What if you handload or shoot a new cartridge not cataloged in the Spot-On program? Not a problem. The only cartridge-specific data you need is the muzzle velocity and bullet BC. There is even a section in the program to record handload data.
Case in point; I’ve been shooting the Wilson Combat 7.62×40 WT cartridge a lot. This is a .223 Rem. case necked up to .30 caliber. By inputting the chronographed velocity of the Wilson Combat ammo and the BC of the 125-grain Nosler Ballistic Tip bullet into the Spot-On program, I found the data provided was accurate out to 300 yards, which was as far as I checked it.

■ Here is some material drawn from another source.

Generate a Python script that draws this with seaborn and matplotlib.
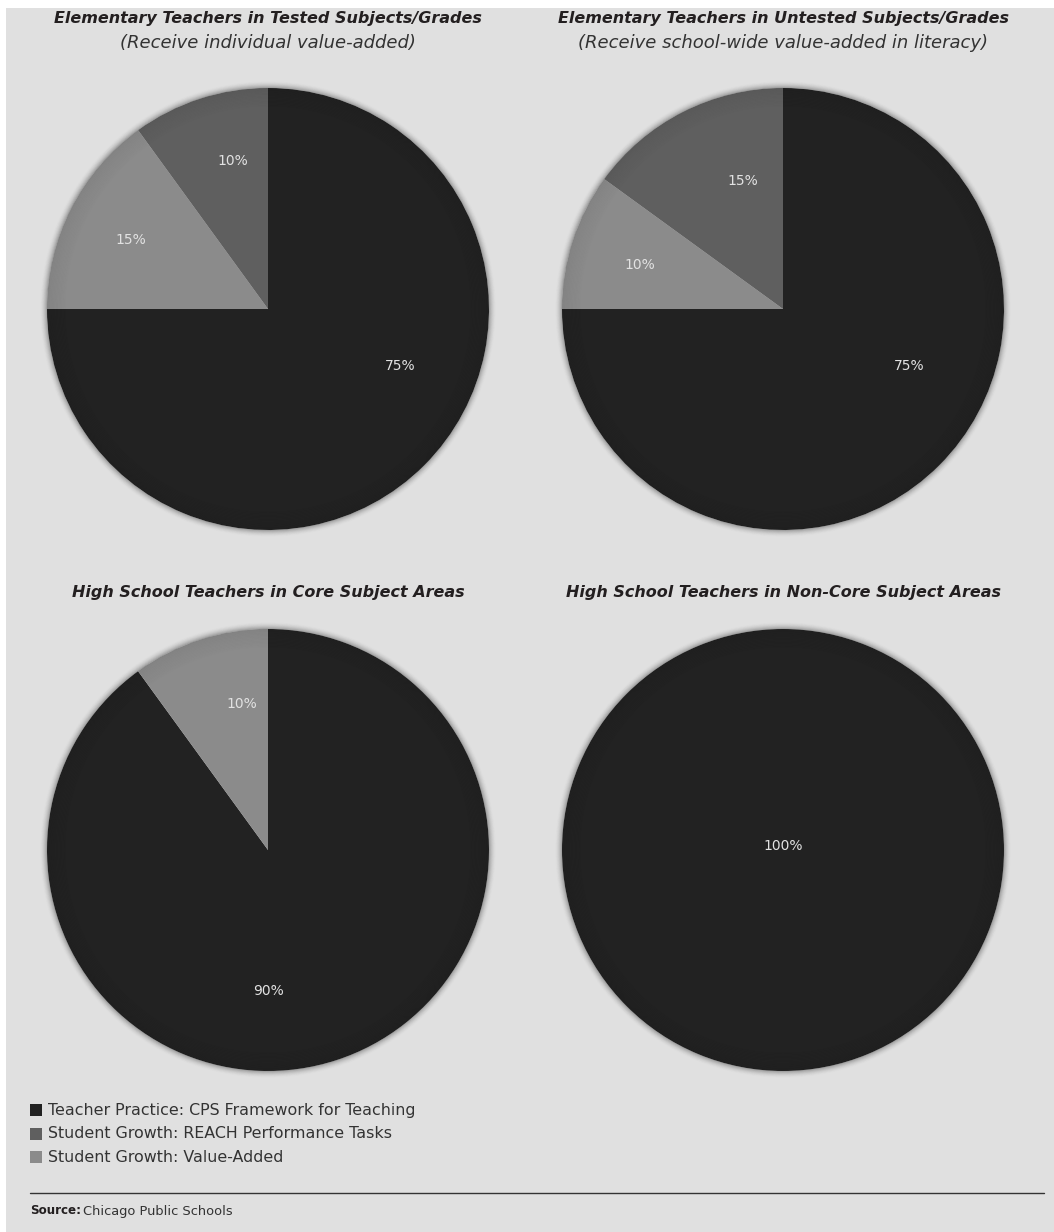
import matplotlib
matplotlib.use("Agg")
import matplotlib.pyplot as plt
import seaborn as sns
import numpy as np
from matplotlib.patches import Wedge, Rectangle
from matplotlib.lines import Line2D

sns.set_theme(style="white")
plt.rcParams['font.family'] = ['DejaVu Sans']

# ---------------- data ----------------
categories = ["Teacher Practice: CPS Framework for Teaching",
              "Student Growth: REACH Performance Tasks",
              "Student Growth: Value-Added"]
titles = ["Elementary Teachers in Tested Subjects/Grades",
          "Elementary Teachers in Untested Subjects/Grades",
          "High School Teachers in Core Subject Areas",
          "High School Teachers in Non-Core Subject Areas"]
subtitles = ["(Receive individual value-added)",
             "(Receive school-wide value-added in literacy)",
             None, None]
# slice order clockwise from 12 o'clock: Teacher Practice, Value-Added, REACH
tested_values = [75, 15, 10]
untested_values = [75, 10, 15]
hs_core_values = [90, 10, 0]
hs_noncore_values = [100, 0, 0]
all_values = [tested_values, untested_values, hs_core_values, hs_noncore_values]
slice_cats = [0, 2, 1]  # category index of each slice position
source_text = "Chicago Public Schools"

# ---------------- style ----------------
BG = "#e0e0e0"
cat_colors = ["#222222", "#5f5f5f", "#8b8b8b"]
TXT = "#231f20"

W, H = 1054, 1232
fig = plt.figure(figsize=(W / 100, H / 100), dpi=100, facecolor="white")
# gray panel (white strip top / left)
fig.patches.append(Rectangle((6 / W, 0), 1 - 6 / W, 1 - 8 / H, transform=fig.transFigure,
                             facecolor=BG, edgecolor="none", zorder=-5))

R = 221
centers = [(268, 309), (783, 309), (268, 850), (783, 850)]
# label offsets (in radius units, +y up) for each slice position
label_pos = [
    [(0.60, -0.26), (-0.62, 0.31), (-0.16, 0.67)],
    [(0.57, -0.26), (-0.65, 0.20), (-0.18, 0.58)],
    [(0.0, -0.64), (-0.12, 0.66), None],
    [(0.0, 0.02), None, None],
]

for i, (vals, (cx, cy)) in enumerate(zip(all_values, centers)):
    pad = 12
    ax = fig.add_axes([(cx - R - pad) / W, 1 - (cy + R + pad) / H,
                       2 * (R + pad) / W, 2 * (R + pad) / H])
    ax.set_facecolor("none")
    ax.set_zorder(2)
    lim = (R + pad) / R
    nz = [(v, cat_colors[slice_cats[k]], k) for k, v in enumerate(vals) if v > 0]
    wedges, _ = ax.pie([v for v, _, _ in nz], colors=[c for _, c, _ in nz],
                       startangle=90, counterclock=False, radius=1,
                       wedgeprops=dict(linewidth=0, antialiased=True))
    ax.set_xlim(-lim, lim)
    ax.set_ylim(-lim, lim)
    ax.set_aspect("equal")
    ax.axis("off")
    # soft outer blur
    n = 8
    for j in range(n):
        r0 = 1 + j * 0.004
        ax.add_patch(Wedge((0, 0), r0 + 0.004, 0, 360, width=0.004,
                           facecolor="#222222", alpha=0.35 * (1 - j / n) ** 2,
                           linewidth=0))
    # inner vignette
    m = 14
    for j in range(m):
        r1 = 1 - j * 0.006
        ax.add_patch(Wedge((0, 0), r1, 0, 360, width=0.006,
                           facecolor="black", alpha=0.05 * (1 - j / m),
                           linewidth=0))
    for k, v in enumerate(vals):
        if v > 0 and label_pos[i][k] is not None:
            lx, ly = label_pos[i][k]
            ax.text(lx, ly, f"{v}%", ha="center", va="center",
                    color="#e2e2e2", fontsize=10)

# titles
for i, (cx, cy) in enumerate(centers):
    ty = 18 if i < 2 else 593
    fig.text(cx / W, 1 - ty / H, titles[i], ha="center", va="center",
             fontsize=11.5, fontweight="bold", fontstyle="italic", color=TXT)
    if subtitles[i]:
        fig.text(cx / W, 1 - 43 / H, subtitles[i], ha="center", va="center",
                 fontsize=13, fontstyle="italic", color="#333333")

# legend
leg_y = [1110, 1134, 1157]
for k, (lab, ly) in enumerate(zip(categories, leg_y)):
    fig.patches.append(Rectangle((30 / W, 1 - (ly + 6) / H), 12 / W, 12 / H,
                                 transform=fig.transFigure,
                                 facecolor=cat_colors[k], edgecolor="none"))
    fig.text(48 / W, 1 - ly / H, lab, ha="left", va="center",
             fontsize=11.4, color="#333333")

fig.add_artist(Line2D([30 / W, 1044 / W], [1 - 1193 / H, 1 - 1193 / H],
                      transform=fig.transFigure, color="#333333", linewidth=1))
fig.text(30 / W, 1 - 1211 / H, "Source:", ha="left", va="center",
         fontsize=8.6, fontweight="bold", color=TXT)
fig.text(83 / W, 1 - 1211 / H, source_text, ha="left", va="center",
         fontsize=9.4, color="#333333")

fig.savefig("out.png", dpi=100, facecolor="white")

There are two other neat Spot-On features. The program will tell you how many clicks are needed to adjust the point of aim of any Nikon scope at the range you are shooting. And, what some folks do not realize is with a standard Nikoplex reticle you can use the taper point on the bottom vertical stadia wire as an additional aiming point—kind of like a makeshift BDC reticle. The Spot On program will tell you at what range this point coincides with your load’s trajectory, and you can fine tune this range by altering the magnification, by the distance at which you zero your rifle or both.
Remember, I said we’d get back to the smartphones? There’s an app for the iPhone and one soon to come for Android phones. When I worked the Spot-On calculations for the 7.62×40 WT, I used my iPhone. The data was double-checked with my computer and it was exact. Smartphones also make it really easy to obtain atmospheric conditions. Just tap the “current conditions” button, and the iPhone does the rest. Apps are also available to give you your current elevation.
Nikon has always made great scopes, and the Spot-On program, which is as neat as a pillow that is always cool on both sides, has made them even better. This is especially true for those wanting to reach out and touch something with a bullet. Keep it in mind when you are looking to purchase your next riflescope.